--- BEGIN RECORDED INFORMATION ---
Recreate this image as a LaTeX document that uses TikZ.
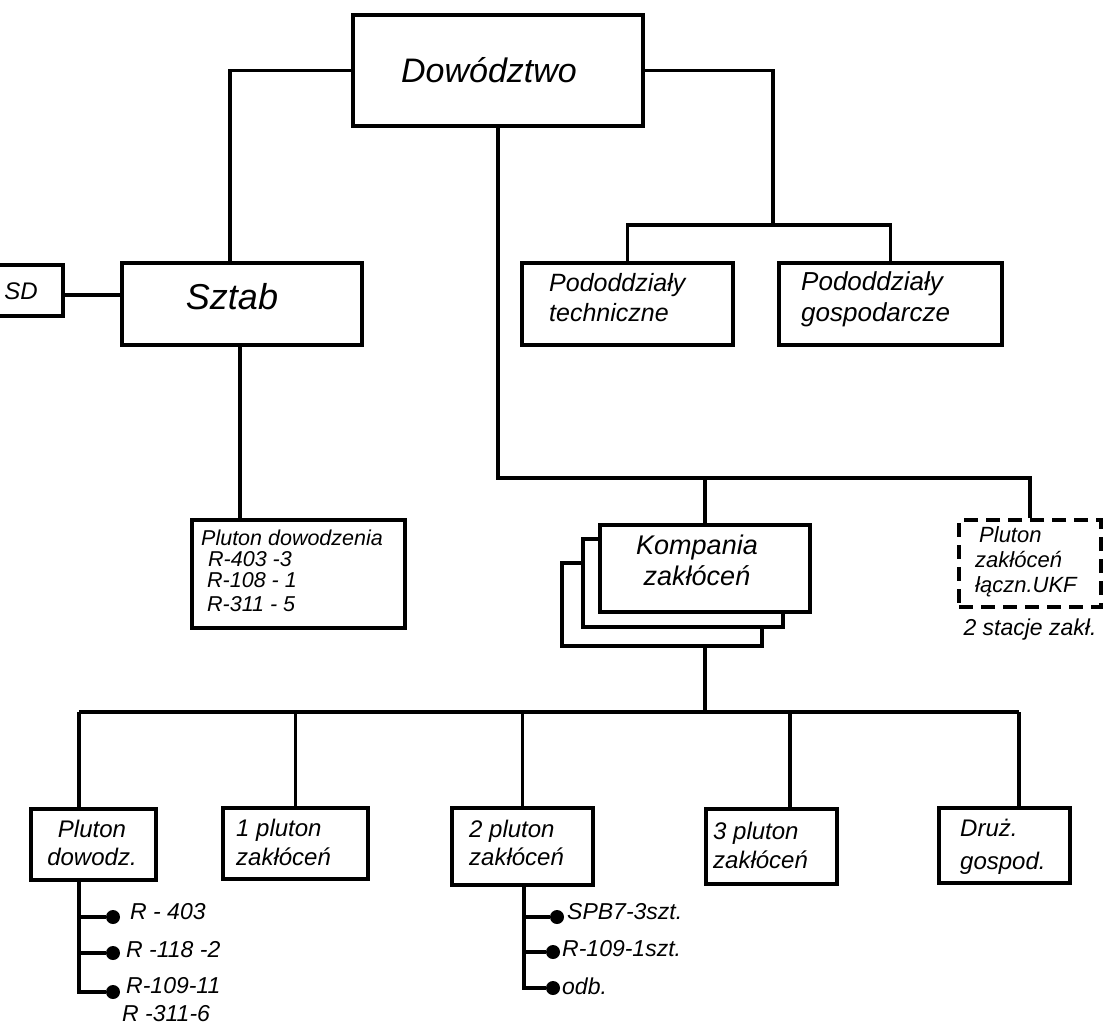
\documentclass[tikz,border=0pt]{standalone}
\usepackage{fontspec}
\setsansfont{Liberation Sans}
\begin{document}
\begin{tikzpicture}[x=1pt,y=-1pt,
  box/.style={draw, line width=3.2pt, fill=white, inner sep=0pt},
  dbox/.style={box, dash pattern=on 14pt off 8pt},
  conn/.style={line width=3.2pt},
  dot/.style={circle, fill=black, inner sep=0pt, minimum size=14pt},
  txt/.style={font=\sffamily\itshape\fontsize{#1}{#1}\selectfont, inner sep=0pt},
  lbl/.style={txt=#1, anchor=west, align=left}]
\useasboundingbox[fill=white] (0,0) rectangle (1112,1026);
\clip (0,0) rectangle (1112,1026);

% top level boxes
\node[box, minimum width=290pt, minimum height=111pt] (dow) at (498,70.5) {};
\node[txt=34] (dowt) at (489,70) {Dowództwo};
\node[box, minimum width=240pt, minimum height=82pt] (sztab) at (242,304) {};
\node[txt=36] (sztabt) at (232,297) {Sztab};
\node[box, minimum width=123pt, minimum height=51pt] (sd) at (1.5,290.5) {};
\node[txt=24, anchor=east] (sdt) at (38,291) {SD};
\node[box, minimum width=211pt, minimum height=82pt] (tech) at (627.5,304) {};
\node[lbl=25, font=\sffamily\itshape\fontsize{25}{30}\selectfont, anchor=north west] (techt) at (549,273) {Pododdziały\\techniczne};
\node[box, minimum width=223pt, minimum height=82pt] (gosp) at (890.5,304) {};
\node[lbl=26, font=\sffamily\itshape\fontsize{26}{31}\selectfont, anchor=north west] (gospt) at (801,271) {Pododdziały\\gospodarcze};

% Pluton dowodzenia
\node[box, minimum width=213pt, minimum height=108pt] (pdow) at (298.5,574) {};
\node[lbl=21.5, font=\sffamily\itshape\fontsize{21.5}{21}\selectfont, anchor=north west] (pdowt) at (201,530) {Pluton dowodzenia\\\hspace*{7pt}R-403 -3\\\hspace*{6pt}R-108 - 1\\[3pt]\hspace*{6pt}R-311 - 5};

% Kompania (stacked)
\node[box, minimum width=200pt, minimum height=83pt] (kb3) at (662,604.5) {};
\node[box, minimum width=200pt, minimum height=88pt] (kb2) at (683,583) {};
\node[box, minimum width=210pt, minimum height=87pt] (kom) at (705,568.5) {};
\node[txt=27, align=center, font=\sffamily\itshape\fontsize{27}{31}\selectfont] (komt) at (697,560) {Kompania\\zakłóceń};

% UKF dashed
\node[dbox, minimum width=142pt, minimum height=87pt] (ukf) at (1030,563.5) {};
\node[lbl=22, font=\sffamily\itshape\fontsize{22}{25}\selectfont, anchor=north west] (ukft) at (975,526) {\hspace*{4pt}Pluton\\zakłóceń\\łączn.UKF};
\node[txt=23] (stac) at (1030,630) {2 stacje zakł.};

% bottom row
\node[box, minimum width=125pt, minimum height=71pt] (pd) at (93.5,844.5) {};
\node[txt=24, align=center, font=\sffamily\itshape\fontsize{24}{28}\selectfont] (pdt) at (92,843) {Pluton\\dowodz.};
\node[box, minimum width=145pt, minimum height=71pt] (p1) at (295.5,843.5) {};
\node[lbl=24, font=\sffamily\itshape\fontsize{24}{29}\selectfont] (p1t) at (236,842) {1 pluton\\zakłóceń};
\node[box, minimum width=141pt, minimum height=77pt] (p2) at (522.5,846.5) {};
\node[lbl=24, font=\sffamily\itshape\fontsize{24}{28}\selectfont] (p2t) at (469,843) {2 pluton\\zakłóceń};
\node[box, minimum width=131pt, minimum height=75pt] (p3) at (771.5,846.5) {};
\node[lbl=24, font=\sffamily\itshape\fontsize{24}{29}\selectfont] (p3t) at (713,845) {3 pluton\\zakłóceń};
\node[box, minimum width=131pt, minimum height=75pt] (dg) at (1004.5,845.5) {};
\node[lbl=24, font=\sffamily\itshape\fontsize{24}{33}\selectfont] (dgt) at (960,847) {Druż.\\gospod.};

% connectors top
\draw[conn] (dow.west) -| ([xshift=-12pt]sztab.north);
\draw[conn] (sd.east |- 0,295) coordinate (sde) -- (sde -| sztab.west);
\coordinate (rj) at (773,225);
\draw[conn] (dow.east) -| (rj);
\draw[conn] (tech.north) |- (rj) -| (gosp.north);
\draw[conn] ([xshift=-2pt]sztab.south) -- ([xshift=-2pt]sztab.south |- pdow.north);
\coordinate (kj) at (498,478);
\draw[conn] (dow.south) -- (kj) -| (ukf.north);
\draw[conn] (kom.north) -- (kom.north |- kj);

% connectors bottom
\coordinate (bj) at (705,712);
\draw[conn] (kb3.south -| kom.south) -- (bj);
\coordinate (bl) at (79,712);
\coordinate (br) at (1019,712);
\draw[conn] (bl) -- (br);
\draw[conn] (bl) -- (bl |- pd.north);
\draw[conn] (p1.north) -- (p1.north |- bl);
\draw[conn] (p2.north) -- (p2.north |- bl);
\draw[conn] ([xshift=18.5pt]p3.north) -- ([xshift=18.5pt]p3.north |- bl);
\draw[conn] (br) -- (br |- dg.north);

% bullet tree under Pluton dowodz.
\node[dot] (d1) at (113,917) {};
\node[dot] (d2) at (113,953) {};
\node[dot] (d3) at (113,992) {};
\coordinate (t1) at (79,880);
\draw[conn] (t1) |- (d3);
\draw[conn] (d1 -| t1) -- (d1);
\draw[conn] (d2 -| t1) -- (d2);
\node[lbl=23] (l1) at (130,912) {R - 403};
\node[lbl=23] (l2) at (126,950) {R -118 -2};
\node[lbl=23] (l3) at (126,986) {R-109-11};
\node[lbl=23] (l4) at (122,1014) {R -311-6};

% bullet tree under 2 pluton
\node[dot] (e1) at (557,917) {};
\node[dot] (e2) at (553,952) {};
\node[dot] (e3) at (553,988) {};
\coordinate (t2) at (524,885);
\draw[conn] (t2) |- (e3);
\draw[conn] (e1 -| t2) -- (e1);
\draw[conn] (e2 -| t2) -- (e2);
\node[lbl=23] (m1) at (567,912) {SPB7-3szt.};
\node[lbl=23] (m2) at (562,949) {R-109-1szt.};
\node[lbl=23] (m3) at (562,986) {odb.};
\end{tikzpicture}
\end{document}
--- END RECORDED INFORMATION ---
■ **TASK TO CARRY OUT**
Reproduce the material above in full, exactly, with no images.

■ **OUTPUT OF THE EXERCISE**
Recreate this image as a LaTeX document that uses TikZ.
\documentclass[tikz,border=0pt]{standalone}
\usepackage{fontspec}
\setsansfont{Liberation Sans}
\begin{document}
\begin{tikzpicture}[x=1pt,y=-1pt,
  box/.style={draw, line width=3.2pt, fill=white, inner sep=0pt},
  dbox/.style={box, dash pattern=on 14pt off 8pt},
  conn/.style={line width=3.2pt},
  dot/.style={circle, fill=black, inner sep=0pt, minimum size=14pt},
  txt/.style={font=\sffamily\itshape\fontsize{#1}{#1}\selectfont, inner sep=0pt},
  lbl/.style={txt=#1, anchor=west, align=left}]
\useasboundingbox[fill=white] (0,0) rectangle (1112,1026);
\clip (0,0) rectangle (1112,1026);

% top level boxes
\node[box, minimum width=290pt, minimum height=111pt] (dow) at (498,70.5) {};
\node[txt=34] (dowt) at (489,70) {Dowództwo};
\node[box, minimum width=240pt, minimum height=82pt] (sztab) at (242,304) {};
\node[txt=36] (sztabt) at (232,297) {Sztab};
\node[box, minimum width=123pt, minimum height=51pt] (sd) at (1.5,290.5) {};
\node[txt=24, anchor=east] (sdt) at (38,291) {SD};
\node[box, minimum width=211pt, minimum height=82pt] (tech) at (627.5,304) {};
\node[lbl=25, font=\sffamily\itshape\fontsize{25}{30}\selectfont, anchor=north west] (techt) at (549,273) {Pododdziały\\techniczne};
\node[box, minimum width=223pt, minimum height=82pt] (gosp) at (890.5,304) {};
\node[lbl=26, font=\sffamily\itshape\fontsize{26}{31}\selectfont, anchor=north west] (gospt) at (801,271) {Pododdziały\\gospodarcze};

% Pluton dowodzenia
\node[box, minimum width=213pt, minimum height=108pt] (pdow) at (298.5,574) {};
\node[lbl=21.5, font=\sffamily\itshape\fontsize{21.5}{21}\selectfont, anchor=north west] (pdowt) at (201,530) {Pluton dowodzenia\\\hspace*{7pt}R-403 -3\\\hspace*{6pt}R-108 - 1\\[3pt]\hspace*{6pt}R-311 - 5};

% Kompania (stacked)
\node[box, minimum width=200pt, minimum height=83pt] (kb3) at (662,604.5) {};
\node[box, minimum width=200pt, minimum height=88pt] (kb2) at (683,583) {};
\node[box, minimum width=210pt, minimum height=87pt] (kom) at (705,568.5) {};
\node[txt=27, align=center, font=\sffamily\itshape\fontsize{27}{31}\selectfont] (komt) at (697,560) {Kompania\\zakłóceń};

% UKF dashed
\node[dbox, minimum width=142pt, minimum height=87pt] (ukf) at (1030,563.5) {};
\node[lbl=22, font=\sffamily\itshape\fontsize{22}{25}\selectfont, anchor=north west] (ukft) at (975,526) {\hspace*{4pt}Pluton\\zakłóceń\\łączn.UKF};
\node[txt=23] (stac) at (1030,630) {2 stacje zakł.};

% bottom row
\node[box, minimum width=125pt, minimum height=71pt] (pd) at (93.5,844.5) {};
\node[txt=24, align=center, font=\sffamily\itshape\fontsize{24}{28}\selectfont] (pdt) at (92,843) {Pluton\\dowodz.};
\node[box, minimum width=145pt, minimum height=71pt] (p1) at (295.5,843.5) {};
\node[lbl=24, font=\sffamily\itshape\fontsize{24}{29}\selectfont] (p1t) at (236,842) {1 pluton\\zakłóceń};
\node[box, minimum width=141pt, minimum height=77pt] (p2) at (522.5,846.5) {};
\node[lbl=24, font=\sffamily\itshape\fontsize{24}{28}\selectfont] (p2t) at (469,843) {2 pluton\\zakłóceń};
\node[box, minimum width=131pt, minimum height=75pt] (p3) at (771.5,846.5) {};
\node[lbl=24, font=\sffamily\itshape\fontsize{24}{29}\selectfont] (p3t) at (713,845) {3 pluton\\zakłóceń};
\node[box, minimum width=131pt, minimum height=75pt] (dg) at (1004.5,845.5) {};
\node[lbl=24, font=\sffamily\itshape\fontsize{24}{33}\selectfont] (dgt) at (960,847) {Druż.\\gospod.};

% connectors top
\draw[conn] (dow.west) -| ([xshift=-12pt]sztab.north);
\draw[conn] (sd.east |- 0,295) coordinate (sde) -- (sde -| sztab.west);
\coordinate (rj) at (773,225);
\draw[conn] (dow.east) -| (rj);
\draw[conn] (tech.north) |- (rj) -| (gosp.north);
\draw[conn] ([xshift=-2pt]sztab.south) -- ([xshift=-2pt]sztab.south |- pdow.north);
\coordinate (kj) at (498,478);
\draw[conn] (dow.south) -- (kj) -| (ukf.north);
\draw[conn] (kom.north) -- (kom.north |- kj);

% connectors bottom
\coordinate (bj) at (705,712);
\draw[conn] (kb3.south -| kom.south) -- (bj);
\coordinate (bl) at (79,712);
\coordinate (br) at (1019,712);
\draw[conn] (bl) -- (br);
\draw[conn] (bl) -- (bl |- pd.north);
\draw[conn] (p1.north) -- (p1.north |- bl);
\draw[conn] (p2.north) -- (p2.north |- bl);
\draw[conn] ([xshift=18.5pt]p3.north) -- ([xshift=18.5pt]p3.north |- bl);
\draw[conn] (br) -- (br |- dg.north);

% bullet tree under Pluton dowodz.
\node[dot] (d1) at (113,917) {};
\node[dot] (d2) at (113,953) {};
\node[dot] (d3) at (113,992) {};
\coordinate (t1) at (79,880);
\draw[conn] (t1) |- (d3);
\draw[conn] (d1 -| t1) -- (d1);
\draw[conn] (d2 -| t1) -- (d2);
\node[lbl=23] (l1) at (130,912) {R - 403};
\node[lbl=23] (l2) at (126,950) {R -118 -2};
\node[lbl=23] (l3) at (126,986) {R-109-11};
\node[lbl=23] (l4) at (122,1014) {R -311-6};

% bullet tree under 2 pluton
\node[dot] (e1) at (557,917) {};
\node[dot] (e2) at (553,952) {};
\node[dot] (e3) at (553,988) {};
\coordinate (t2) at (524,885);
\draw[conn] (t2) |- (e3);
\draw[conn] (e1 -| t2) -- (e1);
\draw[conn] (e2 -| t2) -- (e2);
\node[lbl=23] (m1) at (567,912) {SPB7-3szt.};
\node[lbl=23] (m2) at (562,949) {R-109-1szt.};
\node[lbl=23] (m3) at (562,986) {odb.};
\end{tikzpicture}
\end{document}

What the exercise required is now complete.